Short exercise: Reproduce each line bearing the word "this".

Some records
※ ※ ※

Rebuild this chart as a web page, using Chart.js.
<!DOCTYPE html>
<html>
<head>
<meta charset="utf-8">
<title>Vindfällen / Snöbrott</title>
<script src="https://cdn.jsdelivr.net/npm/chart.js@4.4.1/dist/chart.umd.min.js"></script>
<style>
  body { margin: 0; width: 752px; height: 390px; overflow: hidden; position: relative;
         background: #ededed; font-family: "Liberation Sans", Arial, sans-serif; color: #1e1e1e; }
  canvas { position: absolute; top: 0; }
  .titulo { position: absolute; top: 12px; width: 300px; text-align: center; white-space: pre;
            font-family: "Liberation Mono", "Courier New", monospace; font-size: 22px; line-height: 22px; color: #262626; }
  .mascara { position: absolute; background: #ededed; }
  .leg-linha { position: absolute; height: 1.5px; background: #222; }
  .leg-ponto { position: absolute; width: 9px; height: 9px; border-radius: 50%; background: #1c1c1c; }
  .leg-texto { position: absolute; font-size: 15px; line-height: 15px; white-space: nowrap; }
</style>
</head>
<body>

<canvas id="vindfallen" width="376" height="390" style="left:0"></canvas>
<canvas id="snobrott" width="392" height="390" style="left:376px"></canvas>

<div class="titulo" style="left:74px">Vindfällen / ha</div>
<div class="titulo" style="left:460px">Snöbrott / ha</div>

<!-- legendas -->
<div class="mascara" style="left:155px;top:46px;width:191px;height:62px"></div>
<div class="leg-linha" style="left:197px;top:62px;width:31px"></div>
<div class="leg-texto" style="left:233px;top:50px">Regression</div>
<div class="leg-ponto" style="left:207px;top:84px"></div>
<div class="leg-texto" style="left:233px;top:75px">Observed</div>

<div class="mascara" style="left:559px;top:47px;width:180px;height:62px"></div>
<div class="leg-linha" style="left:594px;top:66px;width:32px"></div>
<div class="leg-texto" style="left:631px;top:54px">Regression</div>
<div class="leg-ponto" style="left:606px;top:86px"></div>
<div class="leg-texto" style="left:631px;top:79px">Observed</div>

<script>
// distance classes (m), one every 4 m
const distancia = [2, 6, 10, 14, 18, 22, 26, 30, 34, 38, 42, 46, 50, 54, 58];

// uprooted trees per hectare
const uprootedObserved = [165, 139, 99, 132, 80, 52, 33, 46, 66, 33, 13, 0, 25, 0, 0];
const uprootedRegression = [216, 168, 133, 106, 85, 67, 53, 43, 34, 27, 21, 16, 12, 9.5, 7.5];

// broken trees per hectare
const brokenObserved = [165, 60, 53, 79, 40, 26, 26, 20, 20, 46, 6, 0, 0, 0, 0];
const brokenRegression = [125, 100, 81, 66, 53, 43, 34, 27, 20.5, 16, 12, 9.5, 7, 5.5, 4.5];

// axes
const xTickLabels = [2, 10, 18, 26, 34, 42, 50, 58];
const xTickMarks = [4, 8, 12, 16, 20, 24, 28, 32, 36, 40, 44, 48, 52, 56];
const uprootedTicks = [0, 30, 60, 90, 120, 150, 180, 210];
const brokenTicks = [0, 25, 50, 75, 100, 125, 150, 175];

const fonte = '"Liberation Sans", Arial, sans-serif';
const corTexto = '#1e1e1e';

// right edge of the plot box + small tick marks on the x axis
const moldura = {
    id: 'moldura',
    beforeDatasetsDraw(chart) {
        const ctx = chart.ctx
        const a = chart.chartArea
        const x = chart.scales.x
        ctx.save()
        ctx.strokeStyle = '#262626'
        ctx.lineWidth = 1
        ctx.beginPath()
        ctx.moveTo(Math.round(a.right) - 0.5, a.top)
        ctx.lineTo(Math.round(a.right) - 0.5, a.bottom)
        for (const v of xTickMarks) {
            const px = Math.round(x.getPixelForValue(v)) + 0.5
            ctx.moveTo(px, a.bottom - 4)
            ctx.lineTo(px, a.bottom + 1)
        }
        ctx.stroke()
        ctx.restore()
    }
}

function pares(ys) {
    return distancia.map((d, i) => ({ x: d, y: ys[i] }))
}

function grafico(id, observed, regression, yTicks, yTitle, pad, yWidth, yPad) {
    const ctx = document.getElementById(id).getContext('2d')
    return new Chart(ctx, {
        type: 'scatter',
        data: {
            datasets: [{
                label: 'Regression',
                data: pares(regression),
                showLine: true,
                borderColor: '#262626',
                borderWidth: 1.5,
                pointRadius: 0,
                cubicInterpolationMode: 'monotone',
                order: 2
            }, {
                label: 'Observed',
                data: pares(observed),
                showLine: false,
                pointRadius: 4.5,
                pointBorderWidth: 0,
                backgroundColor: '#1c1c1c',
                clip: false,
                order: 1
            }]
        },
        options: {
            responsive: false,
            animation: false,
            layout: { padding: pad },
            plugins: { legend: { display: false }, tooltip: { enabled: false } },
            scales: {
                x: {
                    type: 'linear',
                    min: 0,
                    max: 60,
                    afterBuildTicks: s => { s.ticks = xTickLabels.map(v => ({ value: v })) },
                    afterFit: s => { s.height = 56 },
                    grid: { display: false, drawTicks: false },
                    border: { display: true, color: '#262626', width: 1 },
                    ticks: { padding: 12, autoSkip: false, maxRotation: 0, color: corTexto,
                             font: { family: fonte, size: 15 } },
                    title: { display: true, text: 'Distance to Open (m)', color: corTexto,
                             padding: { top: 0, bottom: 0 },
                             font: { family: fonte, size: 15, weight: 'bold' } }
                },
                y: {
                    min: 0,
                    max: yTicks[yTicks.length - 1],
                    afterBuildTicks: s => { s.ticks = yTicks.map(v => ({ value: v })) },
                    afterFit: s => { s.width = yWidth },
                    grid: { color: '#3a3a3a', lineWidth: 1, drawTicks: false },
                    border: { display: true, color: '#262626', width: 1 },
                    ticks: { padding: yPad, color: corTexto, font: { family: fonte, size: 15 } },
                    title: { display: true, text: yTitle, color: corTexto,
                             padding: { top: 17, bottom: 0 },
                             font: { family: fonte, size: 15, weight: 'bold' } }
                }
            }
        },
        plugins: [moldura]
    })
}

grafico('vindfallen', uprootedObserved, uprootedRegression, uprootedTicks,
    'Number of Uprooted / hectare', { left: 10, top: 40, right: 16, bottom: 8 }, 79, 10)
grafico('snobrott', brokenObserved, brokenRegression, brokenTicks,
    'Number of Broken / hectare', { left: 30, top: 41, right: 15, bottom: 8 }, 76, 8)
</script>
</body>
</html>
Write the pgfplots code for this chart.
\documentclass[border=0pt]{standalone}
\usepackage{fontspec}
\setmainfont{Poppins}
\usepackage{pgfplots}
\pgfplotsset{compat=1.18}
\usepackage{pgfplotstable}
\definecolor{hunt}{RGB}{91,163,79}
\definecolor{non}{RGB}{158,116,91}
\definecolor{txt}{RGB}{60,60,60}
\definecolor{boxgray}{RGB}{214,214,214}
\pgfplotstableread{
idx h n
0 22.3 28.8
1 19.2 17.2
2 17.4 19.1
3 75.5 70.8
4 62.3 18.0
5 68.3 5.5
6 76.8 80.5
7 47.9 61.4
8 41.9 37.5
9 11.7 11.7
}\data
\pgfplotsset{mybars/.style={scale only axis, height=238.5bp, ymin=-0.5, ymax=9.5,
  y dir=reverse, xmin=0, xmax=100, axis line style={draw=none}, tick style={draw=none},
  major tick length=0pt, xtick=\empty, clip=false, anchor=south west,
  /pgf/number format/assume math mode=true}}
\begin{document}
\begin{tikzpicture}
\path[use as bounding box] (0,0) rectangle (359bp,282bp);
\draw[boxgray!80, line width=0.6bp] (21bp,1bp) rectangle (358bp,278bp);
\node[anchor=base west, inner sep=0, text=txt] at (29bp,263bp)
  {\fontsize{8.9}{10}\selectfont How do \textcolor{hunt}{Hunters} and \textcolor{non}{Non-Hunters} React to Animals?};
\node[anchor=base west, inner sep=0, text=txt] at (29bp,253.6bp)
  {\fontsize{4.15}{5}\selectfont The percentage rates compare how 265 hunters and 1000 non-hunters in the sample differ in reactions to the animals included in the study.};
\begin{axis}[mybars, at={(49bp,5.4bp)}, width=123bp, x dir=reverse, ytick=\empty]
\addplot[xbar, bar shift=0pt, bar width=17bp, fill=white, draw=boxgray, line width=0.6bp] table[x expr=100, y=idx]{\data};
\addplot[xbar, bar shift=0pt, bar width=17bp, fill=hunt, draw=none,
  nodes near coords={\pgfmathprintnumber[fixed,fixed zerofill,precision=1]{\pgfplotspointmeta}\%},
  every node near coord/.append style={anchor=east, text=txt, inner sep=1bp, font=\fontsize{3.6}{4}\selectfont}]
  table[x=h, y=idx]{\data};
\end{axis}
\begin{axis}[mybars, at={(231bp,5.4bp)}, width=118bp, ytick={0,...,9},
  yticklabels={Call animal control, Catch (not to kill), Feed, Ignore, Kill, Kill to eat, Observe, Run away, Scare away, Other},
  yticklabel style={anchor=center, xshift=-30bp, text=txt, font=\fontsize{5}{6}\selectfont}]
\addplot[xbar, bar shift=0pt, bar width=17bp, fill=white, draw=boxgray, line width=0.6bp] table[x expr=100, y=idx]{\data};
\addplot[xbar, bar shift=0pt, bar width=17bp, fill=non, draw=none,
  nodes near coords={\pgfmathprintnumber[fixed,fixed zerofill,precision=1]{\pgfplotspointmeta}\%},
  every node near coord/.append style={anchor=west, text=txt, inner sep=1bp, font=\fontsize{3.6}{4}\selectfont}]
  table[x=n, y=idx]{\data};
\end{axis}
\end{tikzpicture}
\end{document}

※ ※ ※

Output:
Rebuild this chart as a web page, using Chart.js.
Write the pgfplots code for this chart.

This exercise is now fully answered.